In Poland, the natural resources area is the most attractive, he said. "Copper, coal, that's interesting for us and some of the consumer services, restaurants, fast food restaurants."
In the Czech Republic, Mobius likes companies that produce materials for consumer goods while in Slovakia, which doesn't have firms big enough for the fund to invest in, the private equity area of the fund invested in a company that does mail order sales.
"More recently we've been doing a lot more in Romania. We will do more and more there," Mobius said.
In Romania, Franklin Templeton is the manager of Fondul Proprietatea, a listed fund with assets of over 3.5 billion euros ($4.7 billion) set up to reimburse victims of the former communist regime whose nationalized properties cannot be returned.
The debt crisis currently sweeping the euro zone is a concern but Mobius does not think the whole European Union will be in trouble.
"I think they will come together on this.
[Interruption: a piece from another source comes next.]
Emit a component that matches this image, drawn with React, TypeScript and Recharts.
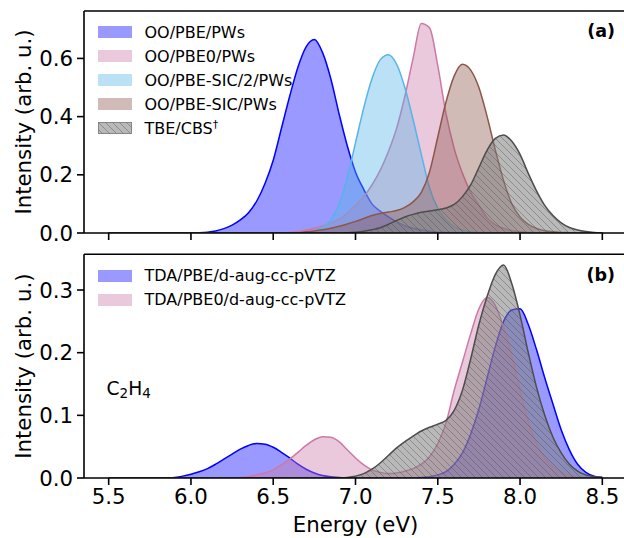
import React from "react";
import { Area, AreaChart, Legend, ReferenceLine, XAxis, YAxis } from "recharts";

// energy grid (eV)
const energy = [
  5.5, 5.55, 5.6, 5.65, 5.7, 5.75, 5.8, 5.85, 5.9, 5.95,
  6.0, 6.05, 6.1, 6.15, 6.2, 6.25, 6.3, 6.35, 6.4, 6.45,
  6.5, 6.55, 6.6, 6.65, 6.7, 6.75, 6.8, 6.85, 6.9, 6.95,
  7.0, 7.05, 7.1, 7.15, 7.2, 7.25, 7.3, 7.35, 7.4, 7.45,
  7.5, 7.55, 7.6, 7.65, 7.7, 7.75, 7.8, 7.85, 7.9, 7.95,
  8.0, 8.05, 8.1, 8.15, 8.2, 8.25, 8.3, 8.35, 8.4, 8.45,
  8.5,
];

// panel (a)
const ooPbe = [
  0, 0, 0, 0, 0, 0, 0, 0, 0, 0,
  0, 0.001, 0.003, 0.007, 0.015, 0.027, 0.045, 0.07, 0.11, 0.17,
  0.25, 0.36, 0.47, 0.57, 0.64, 0.665, 0.62, 0.53, 0.41, 0.3,
  0.21, 0.15, 0.1, 0.075, 0.055, 0.038, 0.025, 0.016, 0.01, 0.006,
  0.003, 0.002, 0.001, 0, 0, 0, 0, 0, 0, 0,
  0, 0, 0, 0, 0, 0, 0, 0, 0, 0,
  0,
];
const ooPbe0 = [
  0, 0, 0, 0, 0, 0, 0, 0, 0, 0,
  0, 0, 0, 0, 0, 0, 0, 0, 0, 0,
  0, 0, 0.002, 0.005, 0.01, 0.016, 0.024, 0.034, 0.048, 0.068,
  0.095, 0.125, 0.165, 0.215, 0.28, 0.36, 0.47, 0.6, 0.72, 0.705,
  0.575, 0.41, 0.29, 0.205, 0.14, 0.095, 0.052, 0.028, 0.016, 0.008,
  0.004, 0.002, 0.001, 0, 0, 0, 0, 0, 0, 0,
  0,
];
const ooSic2 = [
  0, 0, 0, 0, 0, 0, 0, 0, 0, 0,
  0, 0, 0, 0, 0, 0, 0, 0, 0, 0,
  0, 0, 0, 0, 0.003, 0.008, 0.02, 0.045, 0.1, 0.19,
  0.31, 0.43, 0.53, 0.595, 0.613, 0.58, 0.5, 0.39, 0.27, 0.155,
  0.085, 0.045, 0.022, 0.01, 0.004, 0.002, 0.001, 0, 0, 0,
  0, 0, 0, 0, 0, 0, 0, 0, 0, 0,
  0,
];
const ooSic = [
  0, 0, 0, 0, 0, 0, 0, 0, 0, 0,
  0, 0, 0, 0, 0, 0, 0, 0, 0, 0,
  0, 0, 0, 0, 0.004, 0.007, 0.011, 0.016, 0.023, 0.031,
  0.04, 0.05, 0.06, 0.067, 0.072, 0.077, 0.088, 0.107, 0.14, 0.21,
  0.33, 0.45, 0.54, 0.58, 0.56, 0.5, 0.4, 0.285, 0.18, 0.1,
  0.055, 0.03, 0.016, 0.008, 0.004, 0.002, 0.001, 0, 0, 0,
  0,
];
const tbeA = [
  0, 0, 0, 0, 0, 0, 0, 0, 0, 0,
  0, 0, 0, 0, 0, 0, 0, 0, 0, 0,
  0, 0, 0, 0, 0, 0, 0, 0, 0, 0.001,
  0.003, 0.006, 0.011, 0.018, 0.03, 0.043, 0.055, 0.064, 0.071, 0.076,
  0.08, 0.086, 0.098, 0.125, 0.165, 0.225, 0.285, 0.325, 0.337, 0.315,
  0.27, 0.205, 0.145, 0.095, 0.06, 0.035, 0.019, 0.01, 0.005, 0.002,
  0.001,
];

// panel (b)
const tdaPbe = [
  0, 0, 0, 0, 0, 0, 0, 0, 0.001, 0.003,
  0.006, 0.01, 0.015, 0.022, 0.03, 0.038, 0.046, 0.052, 0.055, 0.054,
  0.049, 0.041, 0.032, 0.022, 0.014, 0.008, 0.004, 0.002, 0.001, 0,
  0, 0, 0, 0, 0, 0, 0, 0, 0.001, 0.002,
  0.005, 0.01, 0.022, 0.04, 0.07, 0.11, 0.16, 0.21, 0.25, 0.268,
  0.27, 0.245, 0.205, 0.16, 0.118, 0.077, 0.045, 0.022, 0.009, 0.003,
  0.001,
];
const tdaPbe0 = [
  0, 0, 0, 0, 0, 0, 0, 0, 0, 0,
  0, 0, 0, 0, 0, 0, 0.001, 0.002, 0.005, 0.008,
  0.013, 0.021, 0.03, 0.041, 0.052, 0.061, 0.066, 0.065, 0.058, 0.045,
  0.032, 0.021, 0.013, 0.009, 0.007, 0.008, 0.011, 0.015, 0.022, 0.034,
  0.055, 0.088, 0.14, 0.185, 0.23, 0.27, 0.288, 0.275, 0.24, 0.195,
  0.14, 0.09, 0.055, 0.032, 0.018, 0.009, 0.004, 0.001, 0, 0,
  0,
];
const tbeB = [
  0, 0, 0, 0, 0, 0, 0, 0, 0, 0,
  0, 0, 0, 0, 0, 0, 0, 0, 0, 0,
  0, 0, 0, 0, 0, 0, 0, 0, 0, 0.001,
  0.003, 0.007, 0.014, 0.024, 0.036, 0.048, 0.058, 0.067, 0.075, 0.081,
  0.086, 0.092, 0.108, 0.14, 0.19, 0.245, 0.29, 0.325, 0.34, 0.31,
  0.26, 0.2, 0.145, 0.1, 0.065, 0.04, 0.022, 0.011, 0.005, 0.002,
  0.001,
];

const xTicks = [5.5, 6.0, 6.5, 7.0, 7.5, 8.0, 8.5];
const yTicksA = [0, 0.2, 0.4, 0.6];
const yTicksB = [0, 0.1, 0.2, 0.3];
const labelsA = ["OO/PBE/PWs", "OO/PBE0/PWs", "OO/PBE-SIC/2/PWs", "OO/PBE-SIC/PWs", "TBE/CBS"];
const labelsB = ["TDA/PBE/d-aug-cc-pVTZ", "TDA/PBE0/d-aug-cc-pVTZ"];

const BLUE = "#0000ff";
const PINK = "#cc79a7";
const SKY = "#56b4e9";
const BROWN = "#8c564b";
const DARK = "#4d4d4d";

const dataA = energy.map((e, i) => ({
  e,
  pbe: ooPbe[i],
  pbe0: ooPbe0[i],
  sic2: ooSic2[i],
  sic: ooSic[i],
  tbe: tbeA[i],
}));
const dataB = energy.map((e, i) => ({
  e,
  pbe: tdaPbe[i],
  pbe0: tdaPbe0[i],
  tbe: tbeB[i],
}));

const FONT = "'DejaVu Sans', sans-serif";
const TICK_FS = 21.3;
const axisStyle = { stroke: "#000", strokeWidth: 1.6 };

const Hatch = ({ id }: { id: string }) => (
  <pattern id={id} patternUnits="userSpaceOnUse" width={7} height={7}>
    <rect width={7} height={7} fill="#808080" fillOpacity={0.55} />
    <path
      d="M-1,-1 L8,8 M-1,6 L1,8 M6,-1 L8,1"
      stroke="#4a4a4a"
      strokeOpacity={0.5}
      strokeWidth={0.8}
    />
  </pattern>
);

const LegendBox = ({ items }: { items: { label: string; color?: string; hatch?: boolean }[] }) => (
  <div style={{ fontFamily: FONT, fontSize: 16, color: "#000" }}>
    {items.map((it) => (
      <div key={it.label} style={{ display: "flex", alignItems: "center", height: 24 }}>
        <svg width={34} height={12} style={{ marginRight: 12.5, flexShrink: 0 }}>
          {it.hatch ? (
            <>
              <defs>
                <Hatch id="hatchLeg" />
              </defs>
              <rect x={0.5} y={0.5} width={33} height={11} fill="url(#hatchLeg)" stroke={DARK} strokeOpacity={0.6} />
            </>
          ) : (
            <rect width={34} height={12} fill={it.color} fillOpacity={0.4} />
          )}
        </svg>
        <span style={{ whiteSpace: "nowrap" }}>
          {it.label}
          {it.hatch ? <sup style={{ fontSize: 11, verticalAlign: "6px" }}>†</sup> : null}
        </span>
      </div>
    ))}
  </div>
);

const yLabel = {
  value: "Intensity (arb. u.)",
  angle: -90,
  position: "insideLeft" as const,
  offset: 23,
  style: { textAnchor: "middle", fontSize: TICK_FS, fill: "#000" },
};

export default function App() {
  return (
    <div
      style={{
        position: "absolute",
        left: 0,
        top: 0,
        width: 624,
        height: 538,
        overflow: "hidden",
        background: "#fff",
        fontFamily: FONT,
      }}
    >
      <div style={{ position: "absolute", left: 0, top: 0 }}>
        <AreaChart width={640} height={245} data={dataA} margin={{ top: 11, right: 13, left: 0, bottom: 0 }}>
          <defs>
            <Hatch id="hatchA" />
          </defs>
          <XAxis
            dataKey="e"
            type="number"
            domain={[5.35, 8.65]}
            ticks={xTicks}
            interval={0}
            tickFormatter={() => ""}
            height={12}
            tickSize={7}
            axisLine={axisStyle}
            tickLine={axisStyle}
            allowDataOverflow
          />
          <YAxis
            type="number"
            domain={[0, 0.763]}
            ticks={yTicksA}
            interval={0}
            width={84}
            tickSize={7}
            tickMargin={4}
            tick={{ fill: "#000", fontSize: TICK_FS }}
            tickFormatter={(v: number) => v.toFixed(1)}
            axisLine={axisStyle}
            tickLine={axisStyle}
            label={yLabel}
            allowDataOverflow
          />
          <Area type="monotone" dataKey="pbe" stroke={BLUE} strokeWidth={1.5} fill={BLUE} fillOpacity={0.4} dot={false} activeDot={false} isAnimationActive={false} />
          <Area type="monotone" dataKey="pbe0" stroke={PINK} strokeWidth={1.5} fill={PINK} fillOpacity={0.4} dot={false} activeDot={false} isAnimationActive={false} />
          <Area type="monotone" dataKey="sic2" stroke={SKY} strokeWidth={1.5} fill={SKY} fillOpacity={0.4} dot={false} activeDot={false} isAnimationActive={false} />
          <Area type="monotone" dataKey="sic" stroke={BROWN} strokeWidth={1.5} fill={BROWN} fillOpacity={0.4} dot={false} activeDot={false} isAnimationActive={false} />
          <Area type="monotone" dataKey="tbe" stroke={DARK} strokeWidth={1.5} fill="url(#hatchA)" fillOpacity={1} dot={false} activeDot={false} isAnimationActive={false} />
          <ReferenceLine y={0.763} stroke="#000" strokeWidth={1.6} />
          <Legend
            layout="vertical"
            align="center"
            verticalAlign="middle"
            wrapperStyle={{ left: 98, top: 20, width: "auto" }}
            content={() => (
              <LegendBox
                items={[
                  { label: labelsA[0], color: BLUE },
                  { label: labelsA[1], color: PINK },
                  { label: labelsA[2], color: SKY },
                  { label: labelsA[3], color: BROWN },
                  { label: labelsA[4], hatch: true },
                ]}
              />
            )}
          />
        </AreaChart>
      </div>

      <div style={{ position: "absolute", left: 0, top: 240 }}>
        <AreaChart width={640} height={298} data={dataB} margin={{ top: 14.3, right: 13, left: 0, bottom: 0 }}>
          <defs>
            <Hatch id="hatchB" />
          </defs>
          <XAxis
            dataKey="e"
            type="number"
            domain={[5.35, 8.65]}
            ticks={xTicks}
            interval={0}
            tickFormatter={(v: number) => v.toFixed(1)}
            height={60}
            tickSize={7}
            tickMargin={4}
            tick={{ fill: "#000", fontSize: TICK_FS }}
            axisLine={axisStyle}
            tickLine={axisStyle}
            label={{ value: "Energy (eV)", position: "insideBottom", offset: 6, style: { fontSize: TICK_FS, fill: "#000" } }}
            allowDataOverflow
          />
          <YAxis
            type="number"
            domain={[0, 0.357]}
            ticks={yTicksB}
            interval={0}
            width={84}
            tickSize={7}
            tickMargin={4}
            tick={{ fill: "#000", fontSize: TICK_FS }}
            tickFormatter={(v: number) => v.toFixed(1)}
            axisLine={axisStyle}
            tickLine={axisStyle}
            label={yLabel}
            allowDataOverflow
          />
          <Area type="monotone" dataKey="pbe" stroke={BLUE} strokeWidth={1.5} fill={BLUE} fillOpacity={0.4} dot={false} activeDot={false} isAnimationActive={false} />
          <Area type="monotone" dataKey="pbe0" stroke={PINK} strokeWidth={1.5} fill={PINK} fillOpacity={0.4} dot={false} activeDot={false} isAnimationActive={false} />
          <Area type="monotone" dataKey="tbe" stroke={DARK} strokeWidth={1.5} fill="url(#hatchB)" fillOpacity={1} dot={false} activeDot={false} isAnimationActive={false} />
          <ReferenceLine y={0.357} stroke="#000" strokeWidth={1.6} />
          <Legend
            layout="vertical"
            align="center"
            verticalAlign="middle"
            wrapperStyle={{ left: 98, top: 23.7, width: "auto" }}
            content={() => (
              <LegendBox
                items={[
                  { label: labelsB[0], color: BLUE },
                  { label: labelsB[1], color: PINK },
                ]}
              />
            )}
          />
        </AreaChart>
      </div>

      <svg
        width={624}
        height={538}
        style={{ position: "absolute", left: 0, top: 0, pointerEvents: "none" }}
      >
        <text x={615} y={37} textAnchor="end" fontSize={17.5} fontWeight="bold" fontFamily={FONT}>
          (a)
        </text>
        <text x={615} y={281} textAnchor="end" fontSize={17.5} fontWeight="bold" fontFamily={FONT}>
          (b)
        </text>
        <text x={106.5} y={395} fontSize={18.7} fontFamily={FONT}>
          C
          <tspan fontSize={13.5} dy={3}>
            2
          </tspan>
          <tspan dy={-3}>H</tspan>
          <tspan fontSize={13.5} dy={3}>
            4
          </tspan>
        </text>
      </svg>
    </div>
  );
}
I don't think it's going to be the big disaster that people think it is," he said. "If Greece gets its act together and they start privatizing, they should pull through."
"To talk about the end of the euro… I just don't see it, I don't think that's on the cards at all. At the end of the day the euro and the EU are a big success," Mobius added.
Disclaimer: Templeton Emerging Markets Group, which Mark Mobius is heading, owns the stocks mentioned in this story.